There are three main contributions in this thesis. The first contribution is to provide (i) a convex formulation to find the optimal combination matrix H for a given measurement set, and (ii) a Mixed-Integer Quadratic Programming (MIQP) methodology to select optimal measurement subsets that result in minimal steady state loss in the presence of disturbances. The methods provided in this thesis are exact for quadratic problems with linear measurement relations. The MIQP methods can handle additional structural constraints compared to the Branch and Bound (BAB) methods reported in literature for these problems. The MIQP methods are evaluated on a toy example, an evaporator example, a binary distillation column example with 41 stages and a Kaibel column example with 71 stages.
Second contribution is to develop convex approximation methods that incorporate structural constraints to improve the dynamic controllability properties, such as fast response, control loop localization and to reduce time delays between the manipulated variables (u) and the controlled variables (c). For these cases, H is structured, for example, decentralized H or triangular H. The decentralized H is to obtain c as combination of measurements of a individual process unit. These structured H cases in self-optimizing control are non-convex. Hence, we propose a few new ideas and convex approximation methods to obtain good upper bounds for these structured H problems.

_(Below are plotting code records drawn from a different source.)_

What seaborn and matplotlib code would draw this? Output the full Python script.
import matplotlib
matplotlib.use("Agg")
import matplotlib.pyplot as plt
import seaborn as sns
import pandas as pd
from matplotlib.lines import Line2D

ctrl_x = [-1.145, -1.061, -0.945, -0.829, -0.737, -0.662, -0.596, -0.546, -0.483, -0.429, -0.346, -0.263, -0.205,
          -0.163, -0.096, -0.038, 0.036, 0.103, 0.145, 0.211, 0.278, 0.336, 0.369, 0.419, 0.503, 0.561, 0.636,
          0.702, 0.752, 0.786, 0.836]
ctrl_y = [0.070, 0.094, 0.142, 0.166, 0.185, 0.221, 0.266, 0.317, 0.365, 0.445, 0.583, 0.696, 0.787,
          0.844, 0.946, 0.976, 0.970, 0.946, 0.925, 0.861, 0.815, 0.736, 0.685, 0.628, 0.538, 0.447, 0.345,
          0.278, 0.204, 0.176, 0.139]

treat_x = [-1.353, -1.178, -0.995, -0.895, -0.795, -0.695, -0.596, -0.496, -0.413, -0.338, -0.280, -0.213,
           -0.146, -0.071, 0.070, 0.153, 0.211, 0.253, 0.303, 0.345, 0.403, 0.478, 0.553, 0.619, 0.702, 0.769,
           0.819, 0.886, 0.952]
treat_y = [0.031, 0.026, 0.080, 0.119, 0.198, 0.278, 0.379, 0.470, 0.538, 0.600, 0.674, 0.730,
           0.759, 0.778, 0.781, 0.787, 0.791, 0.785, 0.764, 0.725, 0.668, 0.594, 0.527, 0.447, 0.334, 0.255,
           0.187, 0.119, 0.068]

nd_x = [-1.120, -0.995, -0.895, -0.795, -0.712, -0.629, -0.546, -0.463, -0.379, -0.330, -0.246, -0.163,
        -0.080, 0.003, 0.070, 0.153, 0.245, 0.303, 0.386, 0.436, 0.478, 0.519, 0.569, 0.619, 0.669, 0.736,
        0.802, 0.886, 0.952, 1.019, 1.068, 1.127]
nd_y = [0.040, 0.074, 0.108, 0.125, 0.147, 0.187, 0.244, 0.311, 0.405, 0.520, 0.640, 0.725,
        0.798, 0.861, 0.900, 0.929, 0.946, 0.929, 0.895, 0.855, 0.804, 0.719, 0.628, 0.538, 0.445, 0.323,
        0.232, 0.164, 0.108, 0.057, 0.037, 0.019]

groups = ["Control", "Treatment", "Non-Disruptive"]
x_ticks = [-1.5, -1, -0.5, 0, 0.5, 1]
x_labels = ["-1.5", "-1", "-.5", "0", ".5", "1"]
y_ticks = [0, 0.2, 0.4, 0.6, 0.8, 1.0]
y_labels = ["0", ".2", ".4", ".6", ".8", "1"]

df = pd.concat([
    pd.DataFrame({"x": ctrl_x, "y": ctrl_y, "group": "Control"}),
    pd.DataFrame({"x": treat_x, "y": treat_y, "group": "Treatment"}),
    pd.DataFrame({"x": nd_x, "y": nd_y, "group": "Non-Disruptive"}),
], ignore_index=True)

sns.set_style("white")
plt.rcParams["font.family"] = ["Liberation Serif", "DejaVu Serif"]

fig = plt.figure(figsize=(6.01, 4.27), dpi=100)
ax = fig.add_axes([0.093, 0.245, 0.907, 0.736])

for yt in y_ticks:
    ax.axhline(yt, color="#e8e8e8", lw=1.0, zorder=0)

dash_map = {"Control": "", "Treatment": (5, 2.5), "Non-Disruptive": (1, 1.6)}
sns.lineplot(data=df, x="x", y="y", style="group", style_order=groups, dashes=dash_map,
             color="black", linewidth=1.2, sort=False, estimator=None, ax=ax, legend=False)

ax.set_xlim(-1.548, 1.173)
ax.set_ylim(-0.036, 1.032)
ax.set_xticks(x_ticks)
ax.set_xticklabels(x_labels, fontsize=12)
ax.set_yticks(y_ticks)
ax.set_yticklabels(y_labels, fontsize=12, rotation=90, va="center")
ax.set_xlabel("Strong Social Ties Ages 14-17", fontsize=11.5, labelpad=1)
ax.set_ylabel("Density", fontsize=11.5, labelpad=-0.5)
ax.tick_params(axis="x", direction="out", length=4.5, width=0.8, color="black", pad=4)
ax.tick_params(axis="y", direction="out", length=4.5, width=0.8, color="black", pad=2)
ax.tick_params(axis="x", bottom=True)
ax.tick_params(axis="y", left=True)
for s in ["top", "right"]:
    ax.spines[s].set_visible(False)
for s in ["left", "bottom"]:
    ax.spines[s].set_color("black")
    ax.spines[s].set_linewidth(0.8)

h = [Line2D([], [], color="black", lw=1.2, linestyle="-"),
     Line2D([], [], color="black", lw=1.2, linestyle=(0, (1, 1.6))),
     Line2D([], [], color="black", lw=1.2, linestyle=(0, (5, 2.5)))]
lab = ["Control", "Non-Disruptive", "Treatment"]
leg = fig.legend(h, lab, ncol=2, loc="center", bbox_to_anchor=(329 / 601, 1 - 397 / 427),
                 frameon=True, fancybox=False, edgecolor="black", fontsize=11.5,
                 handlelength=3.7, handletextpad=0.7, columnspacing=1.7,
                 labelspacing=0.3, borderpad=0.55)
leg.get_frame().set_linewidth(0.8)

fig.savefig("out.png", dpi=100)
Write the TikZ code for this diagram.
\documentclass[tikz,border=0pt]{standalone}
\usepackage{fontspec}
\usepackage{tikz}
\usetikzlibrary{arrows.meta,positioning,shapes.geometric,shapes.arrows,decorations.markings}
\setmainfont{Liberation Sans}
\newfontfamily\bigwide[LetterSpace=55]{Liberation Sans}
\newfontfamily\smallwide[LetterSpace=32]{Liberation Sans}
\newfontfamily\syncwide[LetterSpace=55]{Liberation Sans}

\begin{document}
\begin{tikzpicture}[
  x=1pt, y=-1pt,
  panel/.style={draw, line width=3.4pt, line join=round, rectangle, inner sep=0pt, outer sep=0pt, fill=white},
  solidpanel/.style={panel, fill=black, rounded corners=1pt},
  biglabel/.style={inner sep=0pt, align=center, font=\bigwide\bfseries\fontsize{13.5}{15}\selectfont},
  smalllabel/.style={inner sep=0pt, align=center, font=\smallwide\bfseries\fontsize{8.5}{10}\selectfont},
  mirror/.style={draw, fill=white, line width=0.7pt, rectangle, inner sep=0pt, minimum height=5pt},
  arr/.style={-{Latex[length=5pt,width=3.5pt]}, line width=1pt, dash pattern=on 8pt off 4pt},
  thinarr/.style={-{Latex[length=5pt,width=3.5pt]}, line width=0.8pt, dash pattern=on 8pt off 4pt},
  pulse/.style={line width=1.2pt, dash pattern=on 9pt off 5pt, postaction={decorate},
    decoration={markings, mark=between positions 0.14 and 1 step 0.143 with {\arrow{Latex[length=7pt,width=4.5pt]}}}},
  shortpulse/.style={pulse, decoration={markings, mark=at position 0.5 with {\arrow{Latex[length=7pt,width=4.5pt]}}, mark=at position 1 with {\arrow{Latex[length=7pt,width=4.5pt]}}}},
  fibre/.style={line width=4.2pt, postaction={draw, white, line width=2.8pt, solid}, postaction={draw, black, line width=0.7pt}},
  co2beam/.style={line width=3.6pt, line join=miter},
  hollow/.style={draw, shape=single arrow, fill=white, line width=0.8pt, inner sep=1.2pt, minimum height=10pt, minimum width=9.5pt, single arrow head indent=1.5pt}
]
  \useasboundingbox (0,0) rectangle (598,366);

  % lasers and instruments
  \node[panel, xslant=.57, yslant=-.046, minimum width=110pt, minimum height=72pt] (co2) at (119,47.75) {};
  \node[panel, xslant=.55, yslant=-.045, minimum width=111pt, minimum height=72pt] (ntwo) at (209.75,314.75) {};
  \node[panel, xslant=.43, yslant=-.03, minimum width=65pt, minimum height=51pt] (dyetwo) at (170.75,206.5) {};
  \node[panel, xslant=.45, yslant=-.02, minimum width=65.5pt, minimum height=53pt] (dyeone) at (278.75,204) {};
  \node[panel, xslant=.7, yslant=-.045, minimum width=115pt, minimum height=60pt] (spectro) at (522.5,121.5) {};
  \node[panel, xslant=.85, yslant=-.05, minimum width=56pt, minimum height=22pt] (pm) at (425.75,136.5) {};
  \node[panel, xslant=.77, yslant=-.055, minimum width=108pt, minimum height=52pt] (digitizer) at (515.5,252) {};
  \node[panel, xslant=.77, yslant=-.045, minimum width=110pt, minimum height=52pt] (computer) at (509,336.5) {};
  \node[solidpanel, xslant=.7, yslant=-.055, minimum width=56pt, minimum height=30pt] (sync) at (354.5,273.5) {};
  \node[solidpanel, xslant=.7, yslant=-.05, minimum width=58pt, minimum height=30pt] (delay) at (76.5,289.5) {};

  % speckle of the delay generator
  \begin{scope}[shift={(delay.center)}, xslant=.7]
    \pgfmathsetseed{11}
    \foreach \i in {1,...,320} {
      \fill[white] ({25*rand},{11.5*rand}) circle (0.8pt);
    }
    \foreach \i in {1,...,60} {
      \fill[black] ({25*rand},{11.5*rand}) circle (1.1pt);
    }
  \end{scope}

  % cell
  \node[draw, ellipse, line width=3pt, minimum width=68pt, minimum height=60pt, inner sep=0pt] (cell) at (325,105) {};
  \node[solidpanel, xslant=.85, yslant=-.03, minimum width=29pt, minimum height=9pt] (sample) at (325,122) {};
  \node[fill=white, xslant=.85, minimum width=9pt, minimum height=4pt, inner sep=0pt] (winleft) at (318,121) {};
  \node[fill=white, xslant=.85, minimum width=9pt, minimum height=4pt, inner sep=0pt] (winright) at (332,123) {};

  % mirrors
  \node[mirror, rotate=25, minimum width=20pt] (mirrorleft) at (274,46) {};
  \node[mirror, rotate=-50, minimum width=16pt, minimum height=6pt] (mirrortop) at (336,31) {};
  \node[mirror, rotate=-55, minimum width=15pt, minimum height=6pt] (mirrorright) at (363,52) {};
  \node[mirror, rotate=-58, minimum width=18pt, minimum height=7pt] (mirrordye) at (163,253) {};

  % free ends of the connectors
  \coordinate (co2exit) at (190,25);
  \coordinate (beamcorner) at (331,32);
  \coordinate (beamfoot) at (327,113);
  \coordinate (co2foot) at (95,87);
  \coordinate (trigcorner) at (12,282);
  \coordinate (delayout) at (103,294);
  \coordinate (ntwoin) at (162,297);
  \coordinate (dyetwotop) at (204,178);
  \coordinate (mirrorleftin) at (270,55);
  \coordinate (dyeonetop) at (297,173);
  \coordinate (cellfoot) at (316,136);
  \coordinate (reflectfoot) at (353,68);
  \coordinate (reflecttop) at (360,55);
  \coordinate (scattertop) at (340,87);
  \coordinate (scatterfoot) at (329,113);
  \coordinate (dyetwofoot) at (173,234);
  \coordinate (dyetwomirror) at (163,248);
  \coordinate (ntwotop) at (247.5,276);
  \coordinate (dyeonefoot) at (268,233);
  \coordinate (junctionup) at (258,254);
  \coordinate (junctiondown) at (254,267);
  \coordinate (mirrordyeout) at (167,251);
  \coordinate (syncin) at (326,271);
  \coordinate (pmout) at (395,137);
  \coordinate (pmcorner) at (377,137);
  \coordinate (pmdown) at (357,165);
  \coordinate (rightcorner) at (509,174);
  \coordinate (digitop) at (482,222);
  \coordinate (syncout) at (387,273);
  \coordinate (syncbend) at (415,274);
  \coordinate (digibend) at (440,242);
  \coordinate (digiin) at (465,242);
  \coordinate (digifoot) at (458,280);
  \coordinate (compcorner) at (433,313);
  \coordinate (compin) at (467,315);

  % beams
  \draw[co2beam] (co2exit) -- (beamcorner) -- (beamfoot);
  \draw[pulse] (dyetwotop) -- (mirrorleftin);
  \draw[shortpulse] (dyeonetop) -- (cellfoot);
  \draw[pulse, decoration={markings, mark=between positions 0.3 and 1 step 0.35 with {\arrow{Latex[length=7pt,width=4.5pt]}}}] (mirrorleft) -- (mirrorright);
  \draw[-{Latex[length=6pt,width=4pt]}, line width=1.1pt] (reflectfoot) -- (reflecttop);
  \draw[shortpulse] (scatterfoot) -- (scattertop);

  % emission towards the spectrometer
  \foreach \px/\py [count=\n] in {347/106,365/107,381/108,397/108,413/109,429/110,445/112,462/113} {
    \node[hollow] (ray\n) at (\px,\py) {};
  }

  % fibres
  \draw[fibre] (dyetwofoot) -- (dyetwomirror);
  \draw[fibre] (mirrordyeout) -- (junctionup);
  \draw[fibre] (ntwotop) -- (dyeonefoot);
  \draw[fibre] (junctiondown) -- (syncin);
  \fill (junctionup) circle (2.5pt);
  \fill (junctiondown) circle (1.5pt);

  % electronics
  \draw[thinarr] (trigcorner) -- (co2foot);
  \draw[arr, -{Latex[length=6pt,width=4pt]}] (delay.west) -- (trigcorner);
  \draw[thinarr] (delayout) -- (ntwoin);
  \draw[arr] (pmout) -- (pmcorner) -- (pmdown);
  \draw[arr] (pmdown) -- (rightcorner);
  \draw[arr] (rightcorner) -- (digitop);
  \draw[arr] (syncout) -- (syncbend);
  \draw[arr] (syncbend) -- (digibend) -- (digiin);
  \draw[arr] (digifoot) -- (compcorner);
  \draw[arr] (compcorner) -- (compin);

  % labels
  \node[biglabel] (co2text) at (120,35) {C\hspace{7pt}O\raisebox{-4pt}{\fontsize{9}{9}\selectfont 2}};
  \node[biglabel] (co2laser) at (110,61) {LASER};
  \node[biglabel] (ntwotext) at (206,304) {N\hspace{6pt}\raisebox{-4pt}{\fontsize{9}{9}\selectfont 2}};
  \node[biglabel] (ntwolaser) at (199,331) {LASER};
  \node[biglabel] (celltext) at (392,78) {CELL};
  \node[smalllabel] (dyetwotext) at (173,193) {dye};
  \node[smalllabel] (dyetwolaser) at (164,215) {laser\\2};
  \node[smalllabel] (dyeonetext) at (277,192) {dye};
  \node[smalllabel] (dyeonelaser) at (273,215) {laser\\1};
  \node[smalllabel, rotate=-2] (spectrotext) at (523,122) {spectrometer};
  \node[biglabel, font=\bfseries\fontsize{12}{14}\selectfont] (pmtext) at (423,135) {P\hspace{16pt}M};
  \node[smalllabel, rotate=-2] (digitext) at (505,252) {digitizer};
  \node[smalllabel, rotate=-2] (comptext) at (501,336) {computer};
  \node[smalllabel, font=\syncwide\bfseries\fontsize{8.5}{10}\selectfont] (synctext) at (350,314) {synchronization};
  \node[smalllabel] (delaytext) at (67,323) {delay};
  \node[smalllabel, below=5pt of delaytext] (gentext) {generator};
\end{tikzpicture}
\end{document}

The proposed methods are evaluated on random cases, an evaporator case study and a binary distillation column case study with 41 stages.
Third contribution is to extend the self-optimizing control ideas to find optimal controlled variables in the regulatory layer. The regulatory layer is designed to facilitate stable operation, to regulate and to keep the operation in the linear operating range. The regulatory layer performance is quantified using the state drift criterion. Quantitative method for the regulatory layer selection with one, two or more closed loops is proposed to minimize the drift in states. The proposed quantitative methods are evaluated on a distillation column with 41 stages and a Kaibel column with 71 stages case studies.
To summarize, in self-optimizing control, for selecting the controlled variables c as linear combinations of measurements y, c = Hy, (a) we developed MIQP methods that belong to a convex sub class to find globally optimal H and optimal measurement subsets; (b) we developed convex approximation methods to find good upper bounds to find optimal decentralized/triangular H and optimal measurement subsets; (c) we extended the self-optimizing control concepts to find c in the regulatory layer and proposed a quantitative method that minimizes the state drift to arrive at optimal regulatory layer with 1, 2 or more closed loops.
In conclusion, we developed quantitative methods for controlled variables selection in both supervisory layer and regulatory control layer. We demonstrated the developed methods on a few representative case studies.